As a preliminary matter, the court turns first to Mosley's contention that the court should deny summary judgment because Mosley has not had an opportunity to engage in discovery. Doc. 48 at 1. To succeed on these grounds, Mosley "may not simply rely on vague assertions that additional discovery will produce needed, but unspecified, facts, but rather . . . must specifically demonstrate how postponement of a ruling on the motion will enable [him], by discovery or other means, to rebut the movant's showing of the absence of a genuine issue of fact." Vitech Am., Inc. v. Gateway, Inc., 149 F. App'x. 860, 861 (11th Cir. 2005) (quoting Reflectone, Inc. v. Farrand Optical Co., 862 F.2d 841, 843-44 (11th Cir.1989)). Rather than making the necessary showing, Mosley relies solely on his counsel's statement that "based upon practicing law in the State of Alabama for forty years, I am convinced that neither Plaintiff Jabari Mosley nor I can adequately present to the Court all `facts essential to justify' his opposition to the motions for summary judgment filed by [the Defendants] until after discovery is completed." Doc. 48-2 at 3. Such a contention is precisely the kind of vague assertion that this Circuit has rejected. See Vitech Am., 149 F. App'x at 861. Accordingly, in light of the verified complaints the United States filed, 2:10-cv-2601-AKK, doc. 1 and 2:11-cv-1156-AKK, doc. 1, and the sworn affidavit Mosley filed in response to Defendants' motions for summary judgment, doc. 48-1, the court will proceed with the merits of the motions without any delay for discovery. See U.S. v. 3402 53rd Street West, Bradenton, FL, 178 Fed. App'x. 946 (11th Cir. 2006) (affirming grant of summary judgment in an in rem civil forfeiture action that relied heavily on a sworn affidavit).
To establish a claim for conversion under Alabama Code §6-5-261,
The question of who seized Mosley's property is a legal one for the court to decide. See Goolesby v. Koch Farms, LLC, 955 So.2d 422, 430 (Ala. 2006). As it relates to ALK, it purportedly seized Mosley's money when Spurlock, after opening the safe with a crowbar, refused to give the contents to Mosley and insisted on calling the police. See docs. 1 at 45; 48-1 at 4. Even if Mosley is correct that Spurlock's conduct resulted in a seizure of his property, "the bare possession of property without some wrongful act in the acquisition of possession, or its detention, and without illegal assumption of ownership or illegal user or misuser, is not conversion." Perkins, 713 F. Supp. 2d at 1349. Rather, when personal property is withheld from the true owner for a reasonable time, to enable the entity in possession to determine who has the right to possession, the detention is reasonable, and does not rise to a conversion. See Scott Paper Co. v. Novay Cherry Barge Service, Inc., 265 So.2d 150 (Ala. Civ. App. 1972); Bolling v. Kirby, 90 Ala. 215, 7 So. 914 (1890); Gabrielson v. Healthcorp of Eufaula, Inc., 628 So.2d 411, 414 (Ala. 1993) (A limited or qualified refusal to surrender the property is not per se a conversion if it is reasonable and in good faith).

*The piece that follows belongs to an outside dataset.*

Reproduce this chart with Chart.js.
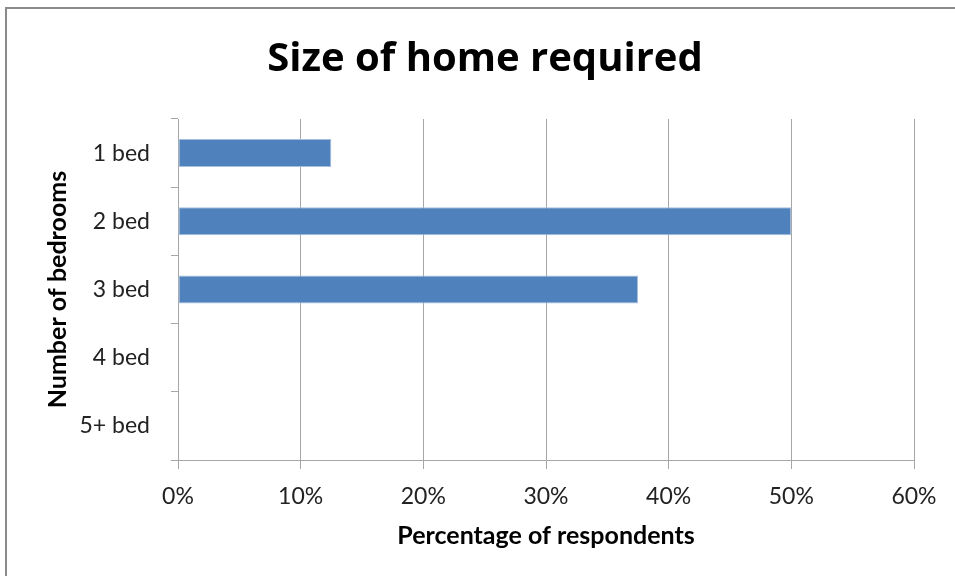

Based on the complaint and Mosley's affidavits, docs. 1 at 45 and 48-1 at 4-5, Spurlock made a qualified refusal to return the property after finding almost $900,000 in cash, packed in Ziploc bags, in a locked safe to which Mosley did not know the combination and which Spurlock opened with a crowbar. These facts are sufficient for Spurlock to have a reasonable basis to suspect illegal activity and to be apprehensive about his own role in opening the safe, especially in light of the one-seventh share Spurlock claims Mosley offered him to entice Spurlock to refrain from calling the police. These facts unequivocally fall within the "rule that where chattels are withheld from the true owner or his agent for a reasonable time after demand, for the purpose of enabling the holder to determine who has the right to possession, the detention is reasonable and does not constitute conversion." Scott, 265 So. 2d at 153. Therefore, because ALK made a qualified refusal, and Mosley has not offered a valid reason for discovery and has thus failed to meet his burden of going beyond the pleadings, and based on Mosley's own affidavits,
The City's motion for summary judgment is due to be granted for the same reasons, i.e. the City never possessed Mosley's property and had sufficient reasonable apprehension considering the circumstances to contact the DEA. Moreover, even if the City's police officers' conduct constituted a seizure, no liability exists because the officers had the authority to do so under Alabama law: "seizure without process may be made if . . . [t]he state, county or municipal law enforcement agency has probable cause to believe that the property was used or is intended to be used in violation of this chapter." Ala. Code §20-2-93(b)(4). Probable cause existed here because of the suspicious nature of the entire episode, including, in part, the alert for the presence of drugs in the safe by the drug-detection dog. See Lee v. Ferraro, 284 F.3d 1188, 1195 (11th Cir. 2002) (quoting Redd v. City of Enterprise, 140 F.3d 1378, 1382 (11th Cir. 1998) ("Arguable probable cause exists `where reasonable officers in the same circumstances and possessing the same knowledge as the [officer] could have believed that probable cause existed. . . .'").
In sum, because Alabama law authorized the police officers' actions and for the same reasons the court discussed regarding ALK's motion, the City's motion is due to be granted.
For the reasons stated above, Defendants' motions for summary judgment are granted and ALK's motion to strike is denied. The court will enter a separate order consistent with this opinion.